“This quarter, we’ve achieved power on exit for our first discrete GPU, DG1, an important milestone” – Bob Swan, Intel CEO
When Bob said this quarter, he means Q3 is when the boot-up and power on happened.
Additionally, Bob said: "In Q3, we also shipped our first 10-nanometer Agilex FPGAs. And in 2020, we'll continue to expand our 10-nanometer portfolio with exciting new products including an AI Inference Accelerator, 5G base station SOC, Xeon CPUs for server storage, and network and a discrete GPU. This quarter, we've achieved power on exit for our first discrete GPU, DG1, an important milestone."
There are two confirmations here, one that the GPU that Bob is talking about is 10nm, and before you go for the 7nm is better than 10 argument arguably some of the key followers of the foundry business have stated that Intel’s 10nm is close to TSMC’s 7nm in both vectors.

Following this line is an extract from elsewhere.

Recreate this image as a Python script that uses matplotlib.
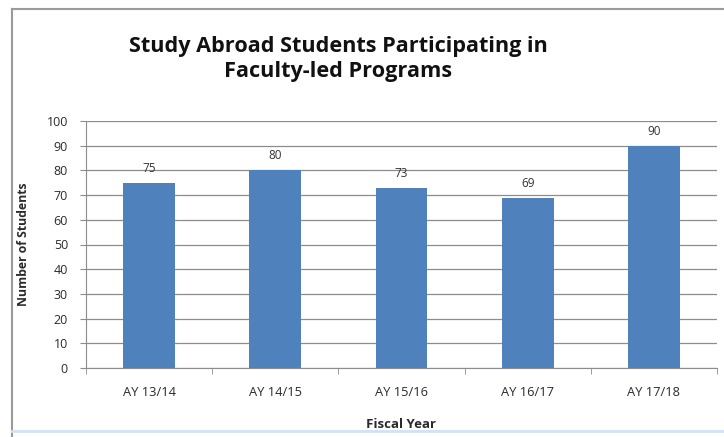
import matplotlib
matplotlib.use("Agg")
import matplotlib.pyplot as plt
from matplotlib.ticker import FixedLocator, MultipleLocator

categories = ["AY 13/14", "AY 14/15", "AY 15/16", "AY 16/17", "AY 17/18"]
values = [75, 80, 73, 69, 90]
title = "Study Abroad Students Participating in\nFaculty-led Programs"
xlabel = "Fiscal Year"
ylabel = "Number of Students"

W, H = 724, 437
fig = plt.figure(figsize=(W / 100, H / 100), dpi=100)
fig.patch.set_facecolor("white")

# outer frame of the chart
fig.add_artist(plt.Line2D([12 / W, 12 / W], [0, 1 - 9 / H], color="#9a9a9a", lw=1.5, transform=fig.transFigure))
fig.add_artist(plt.Line2D([12 / W, 1], [1 - 9 / H, 1 - 9 / H], color="#9a9a9a", lw=1.5, transform=fig.transFigure))
fig.add_artist(plt.Line2D([12 / W, 1], [1 - 431 / H, 1 - 431 / H], color="#cfe3f5", lw=2, transform=fig.transFigure))

left, right, top, bottom = 86, 717, 121, 368
ax = fig.add_axes([left / W, 1 - bottom / H, (right - left) / W, (bottom - top) / H])

font = "Open Sans"
tc = "#2a2a2a"
x = list(range(len(categories)))
ax.bar(x, values, width=0.41, color="#4f81bd", zorder=3)
for xi, v in zip(x, values):
    ax.text(xi, v + 3.2, str(v), ha="center", va="bottom", fontsize=8.5, color="#333333", family=font)

ax.set_xlim(-0.5, len(categories) - 0.5)
ax.set_ylim(0, 100)
ax.yaxis.set_major_locator(MultipleLocator(10))
ax.grid(axis="y", color="#8c8c8c", lw=0.9, zorder=0)
for s in ["top", "right"]:
    ax.spines[s].set_visible(False)
ax.spines["left"].set_color("#8c8c8c")
ax.spines["bottom"].set_color("#8c8c8c")
ax.set_xticks(x)
ax.set_xticklabels(categories, fontsize=9.3, family=font, color=tc)
ax.tick_params(axis="x", length=0, pad=13)
ax.xaxis.set_minor_locator(FixedLocator([i + 0.5 for i in range(-1, len(categories))]))
ax.tick_params(axis="x", which="minor", length=4, color="#8c8c8c", direction="out")
ax.tick_params(axis="y", length=4, color="#8c8c8c", labelsize=9, pad=9, labelcolor=tc)
for lab in ax.get_yticklabels():
    lab.set_family(font)

ax.set_xlabel(xlabel, fontsize=9.5, fontweight="bold", family=font, labelpad=14, color=tc)
ax.set_ylabel(ylabel, fontsize=8.8, fontweight="bold", family=font, labelpad=12, color=tc)

fig.text(338 / W, 1 - 59 / H, title, ha="center", va="center", fontsize=15.6, fontweight="bold",
         family=font, color="#111111", linespacing=1.3)

fig.savefig("out.png", dpi=100)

No, we are not saying that Intel’s 10nm is better than the competitors' 7nm GPU, as we don’t know what Intel’s GPU is right now.
2020 time to market
The 2020 launch frame was a timeframe that was always realistic to expect an Intel discrete graphics solution. Mid 2020 was timeframe we expected when Raja Koduri and Chris Hook joined Intel in late 2017. It takes time to make a discrete GPU from the ground up.
Chris Hook, Graphics and Visual Technologies Marketing Chief at Intel Corporation twitted It is alive, on its twitter account, well you can imagine that he means discrete GPU from Intel.
It’s alive!— Chris Spook (@GChip) October 24, 2019
Ari Rauch, a Vice President at Intel Corporation for Graphics technologies and Products, also proudly twitted that the discrete GPU has power on. Ari is very realistic.
I’m so proud of our engineering teams for reaching the DG1 power on milestone. We still have a very long journey/odyssey ahead of us, but we’re now one important step closer.— Ari Rauch (@arirauch) October 25, 2019
Tape out in the past
In order to boot up the pre-production chip, the company has to go to the famous tape out process. Take out is the process when all the programming libraries come together, and the company makes the prototype chip, silicon. After that, in order to boot it up few things have to happen.
A semiconductor company has to package the chip and put it on a GPU mock-up board and marry it with some memory and a lot of resistors, power components, and wires. The next step is pugging that card into a system. The board and the DG1 chip have to have drivers and of course have to run on an operating system.
It is safe to assume that for the Intel CEO to stand up and say "we have power on the chip", some game or benchmark was running on Intel DG1 solution.
Based on decades of experience, if all goes well, Intel’s discrete graphics should be available for public within less than a year. Game on.